In an embodiment the circumferential wall projects from both the first side and the second side of the sieve member over a distance of at least three centimeters, and preferably at least four centimeters. The circumferential wall can prevent water from splashing out of the volume defined by the circumferential wall and/or direct the water towards the sieve member. Moreover, if the sieve member becomes polluted, the circumferential wall can contain a certain amount of water collected on top of the sieve member prior to the sieve member overflowing.

In a preferred embodiment the circumferential wall is cylindrical or substantially cylindrical. In this manner, the filter units and/or holder can be more compact.

In an embodiment the circumferential wall of each filter unit fits completely inside a minimum bounding circle extending concentrically around the inversion axis, wherein the minimum bounding circle has a first diameter, wherein the holder for each filter unit comprises a circular opening for receiving the respective filter unit, wherein the circular opening has a second diameter that is larger than the first diameter. The filter units can thus be inverted freely within their respective openings with respect to the holder about the inversion axis.

In an embodiment each filter unit is provided with an inversion shaft extending collinear with the inversion axis, wherein the inversion shaft rotatably couples the respective filter unit to the holder at its respective circular opening. Preferably, the inversion axis of the respective filter unit intersects with the center of the respective circular opening. Most preferably, the inversion axis extends radially, substantially radially, perpendicular or substantially perpendicular to the rotation axis.

In an embodiment the rotation axis is arranged between the filtration position and the cleaning position. The holder can thus be rotated about the rotation axis through both the filtration position and the cleaning position.

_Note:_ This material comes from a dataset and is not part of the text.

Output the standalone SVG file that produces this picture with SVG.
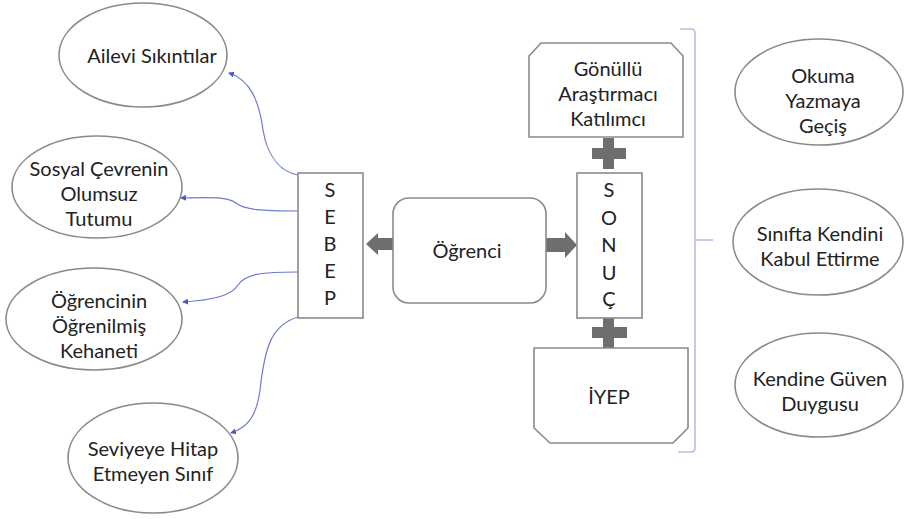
<svg xmlns="http://www.w3.org/2000/svg" width="907" height="519" viewBox="0 0 907 519">
<defs>
<style>
.sh{fill:#fff;stroke:#8a8a8a;stroke-width:1.6}
.t{font-family:Lato,"Open Sans",sans-serif;font-size:20px;fill:#222;text-anchor:middle;dominant-baseline:central}
.c{fill:none;stroke:#6d7bd0;stroke-width:1.2}
.g{fill:#6e6e6e}
.br{fill:none;stroke:#b9bde3;stroke-width:1.6}
</style>
<marker id="ah" viewBox="0 0 6 6" refX="5" refY="3" markerWidth="6" markerHeight="6" orient="auto" markerUnits="userSpaceOnUse">
<path d="M0,0 L6,3 L0,6 z" fill="#4a5ac0"/>
</marker>
</defs>
<rect width="907" height="519" fill="#fff"/>

<g id="connectors">
<path class="c" marker-end="url(#ah)" d="M298,175 C283,172 268,160 263,130 C259,100 250,80 229,73"/>
<path class="c" marker-end="url(#ah)" d="M298,211 C262,211 245,210 236,203 C228,197 215,197 181,198"/>
<path class="c" marker-end="url(#ah)" d="M298,272 C262,272 245,274 238,285 C232,295 215,300 183,302"/>
<path class="c" marker-end="url(#ah)" d="M298,317 C272,325 265,345 260,390 C256,420 245,428 231,433"/>
<polygon class="g" points="366,244 378,233 378,238 393,238 393,250 378,250 378,255"/>
<polygon class="g" points="546,238 565,238 565,232 577,245 565,258 565,252 546,252"/>
<polygon class="g" points="603,138 614,138 614,148 626,148 626,159 614,159 614,169 603,169 603,159 592,159 592,148 603,148"/>
<polygon class="g" points="603,318 614,318 614,327 627,327 627,338 614,338 614,348 603,348 603,338 592,338 592,327 603,327"/>
<path class="br" d="M680,29 L691,29 Q695,29 695,33 L695,448 Q695,452 691,452 L678,452 M695,240 L713,240"/>
</g>

<g id="ailevi">
<ellipse class="sh" cx="143" cy="55" rx="84" ry="52"/>
<text class="t" x="152" y="55">Ailevi Sıkıntılar</text>
</g>
<g id="sosyal">
<ellipse class="sh" cx="97" cy="187" rx="85" ry="51"/>
<text class="t" x="99" y="168">Sosyal Çevrenin</text>
<text class="t" x="99" y="193">Olumsuz</text>
<text class="t" x="99" y="218">Tutumu</text>
</g>
<g id="ogrencinin">
<ellipse class="sh" cx="94" cy="319" rx="88" ry="51"/>
<text class="t" x="99" y="300">Öğrencinin</text>
<text class="t" x="99" y="325">Öğrenilmiş</text>
<text class="t" x="99" y="350">Kehaneti</text>
</g>
<g id="seviyeye">
<ellipse class="sh" cx="153" cy="458" rx="85" ry="55"/>
<text class="t" x="153" y="448">Seviyeye Hitap</text>
<text class="t" x="153" y="473">Etmeyen Sınıf</text>
</g>
<g id="sebep">
<rect class="sh" x="298" y="173" width="65" height="145"/>
<text class="t" x="330" y="189">S</text>
<text class="t" x="330" y="216">E</text>
<text class="t" x="330" y="243">B</text>
<text class="t" x="330" y="270">E</text>
<text class="t" x="330" y="297">P</text>
</g>
<g id="ogrenci">
<rect class="sh" x="393" y="198" width="153" height="105" rx="16"/>
<text class="t" x="467" y="250">Öğrenci</text>
</g>
<g id="sonuc">
<rect class="sh" x="577" y="173" width="65" height="145"/>
<text class="t" x="609" y="189">S</text>
<text class="t" x="609" y="217">O</text>
<text class="t" x="609" y="244">N</text>
<text class="t" x="609" y="272">U</text>
<text class="t" x="609" y="298">Ç</text>
</g>
<g id="gonullu">
<polygon class="sh" points="529,137 529,56 541,43 671,43 683,56 683,137"/>
<text class="t" x="608" y="68">Gönüllü</text>
<text class="t" x="608" y="93">Araştırmacı</text>
<text class="t" x="608" y="118">Katılımcı</text>
</g>
<g id="iyep">
<polygon class="sh" points="534,348 688,348 688,428 673,443 550,443 534,428"/>
<text class="t" x="609" y="396">İYEP</text>
</g>
<g id="okuma">
<ellipse class="sh" cx="819" cy="92" rx="84" ry="53"/>
<text class="t" x="823" y="75">Okuma</text>
<text class="t" x="823" y="100">Yazmaya</text>
<text class="t" x="823" y="125">Geçiş</text>
</g>
<g id="sinifta">
<ellipse class="sh" cx="818" cy="242" rx="85" ry="53"/>
<text class="t" x="820" y="233">Sınıfta Kendini</text>
<text class="t" x="820" y="258">Kabul Ettirme</text>
</g>
<g id="kendine">
<ellipse class="sh" cx="819" cy="385" rx="84" ry="52"/>
<text class="t" x="820" y="378">Kendine Güven</text>
<text class="t" x="820" y="403">Duygusu</text>
</g>
</svg>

In an extended embodiment, the filtration system further comprises additional filtration devices located downstream of the water outlet, said additional filtration devices comprising filters of the group comprising biofilters, mechanical filters, bead filters, vortex filters and UV-filters. The filter units can act as pre-filters, reducing the number of large or small particles in the water, and thereby reducing the load on the subsequent downstream filter devices. The aforementioned filtration system according to the invention can be more compact than for example a drum filter, such that the filtration system can easily be placed in-line with other additional filtration devices.

The various aspects and features described and shown in the specification can be applied, individually, wherever possible. These individual aspects, in particular the aspects and features described in the attached dependent claims, can be made subject of divisional patent applications .

BRIEF DESCRIPTION OF THE DRAWINGS

The invention will be elucidated on the basis of an exemplary embodiment shown in the attached schematic drawings, in which: figures 1, 2 and 3 show subsequent steps of the operation of a filtration system with a plurality of filter units according to the invention; figure 4 shows one filter unit of the plurality of filter units according to figure 1 in more detail; figure 5 shows a cross section of the one filter unit according to the line V-V in figure 4; figures 6, 7 and 8 shows subsequent steps of the inversion of the one filter unit according to figure 4; and figure 9 shows a top view of the filtration system according to figure 1.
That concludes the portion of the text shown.